[Records with drawing code]
--*--

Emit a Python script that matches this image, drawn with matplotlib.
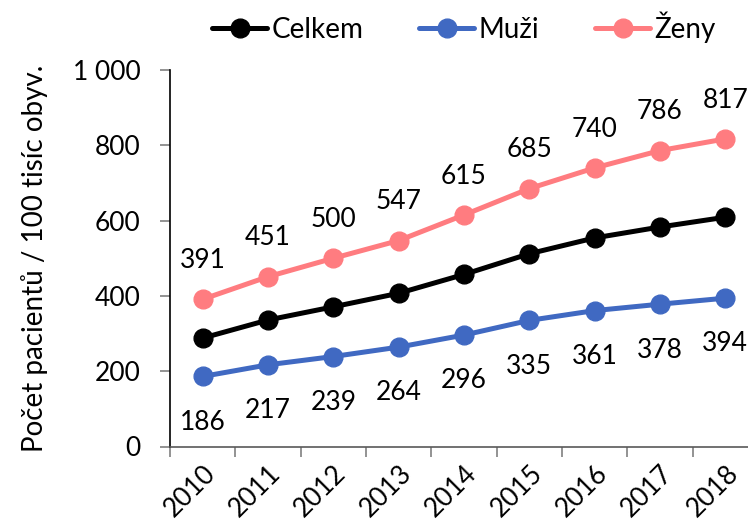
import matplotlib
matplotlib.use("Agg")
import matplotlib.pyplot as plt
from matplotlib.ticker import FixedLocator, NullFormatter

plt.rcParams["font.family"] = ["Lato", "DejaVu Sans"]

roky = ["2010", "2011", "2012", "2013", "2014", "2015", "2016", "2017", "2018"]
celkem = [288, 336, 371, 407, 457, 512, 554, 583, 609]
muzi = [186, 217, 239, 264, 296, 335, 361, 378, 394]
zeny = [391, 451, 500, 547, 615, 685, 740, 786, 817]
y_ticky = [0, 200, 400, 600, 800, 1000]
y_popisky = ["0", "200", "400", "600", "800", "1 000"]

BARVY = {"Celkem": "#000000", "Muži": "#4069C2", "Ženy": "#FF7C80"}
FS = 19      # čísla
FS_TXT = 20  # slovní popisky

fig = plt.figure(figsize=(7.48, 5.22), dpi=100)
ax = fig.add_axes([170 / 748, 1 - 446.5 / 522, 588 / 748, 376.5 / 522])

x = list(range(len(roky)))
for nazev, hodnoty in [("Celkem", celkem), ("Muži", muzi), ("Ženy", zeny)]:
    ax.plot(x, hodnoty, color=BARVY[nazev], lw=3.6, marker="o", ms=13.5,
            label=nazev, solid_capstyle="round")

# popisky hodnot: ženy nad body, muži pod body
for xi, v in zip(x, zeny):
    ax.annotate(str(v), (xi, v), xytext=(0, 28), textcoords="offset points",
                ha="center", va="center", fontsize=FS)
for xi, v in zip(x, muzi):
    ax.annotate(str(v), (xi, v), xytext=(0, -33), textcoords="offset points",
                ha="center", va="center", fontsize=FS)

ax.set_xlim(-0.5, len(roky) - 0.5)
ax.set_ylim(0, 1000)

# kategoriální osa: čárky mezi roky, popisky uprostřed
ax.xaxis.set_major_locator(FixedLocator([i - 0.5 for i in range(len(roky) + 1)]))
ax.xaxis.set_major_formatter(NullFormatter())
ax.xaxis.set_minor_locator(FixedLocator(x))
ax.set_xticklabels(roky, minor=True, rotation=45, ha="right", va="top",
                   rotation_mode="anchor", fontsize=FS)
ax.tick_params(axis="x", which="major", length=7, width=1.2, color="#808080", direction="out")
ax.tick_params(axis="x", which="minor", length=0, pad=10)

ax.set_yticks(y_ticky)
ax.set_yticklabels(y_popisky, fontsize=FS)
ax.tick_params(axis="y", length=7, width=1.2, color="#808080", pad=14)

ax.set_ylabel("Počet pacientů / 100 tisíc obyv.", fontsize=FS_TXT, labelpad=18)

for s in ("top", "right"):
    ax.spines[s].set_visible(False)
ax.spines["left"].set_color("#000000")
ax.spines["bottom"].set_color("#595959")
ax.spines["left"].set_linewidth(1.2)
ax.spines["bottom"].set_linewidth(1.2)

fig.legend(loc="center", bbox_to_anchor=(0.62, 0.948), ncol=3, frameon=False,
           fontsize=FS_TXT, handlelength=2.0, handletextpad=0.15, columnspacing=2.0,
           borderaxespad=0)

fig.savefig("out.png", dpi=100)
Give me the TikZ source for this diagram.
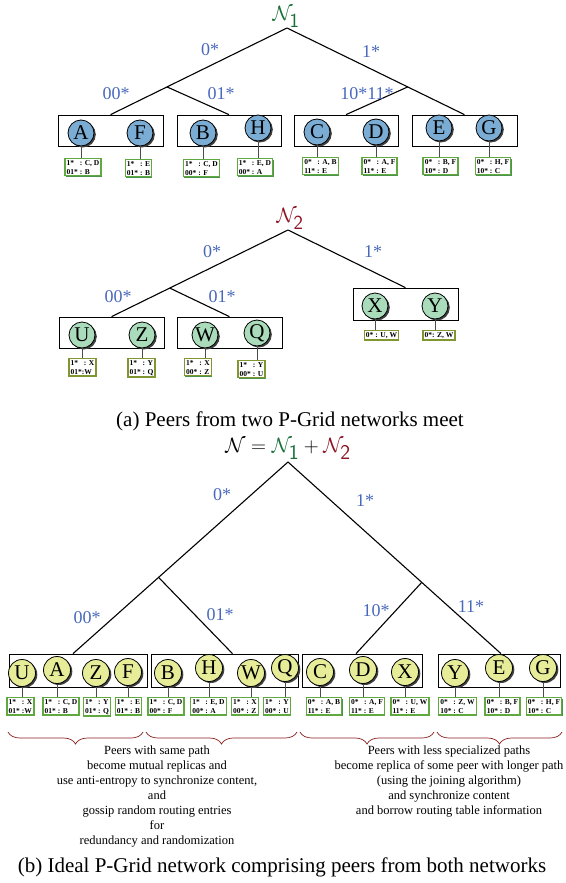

--*--

## TASK PROMPT
Scan the material above for the string "this" and return the lines that hold it.

## EXERCISE ANSWER
Emit a Python script that matches this image, drawn with matplotlib.
Give me the TikZ source for this diagram.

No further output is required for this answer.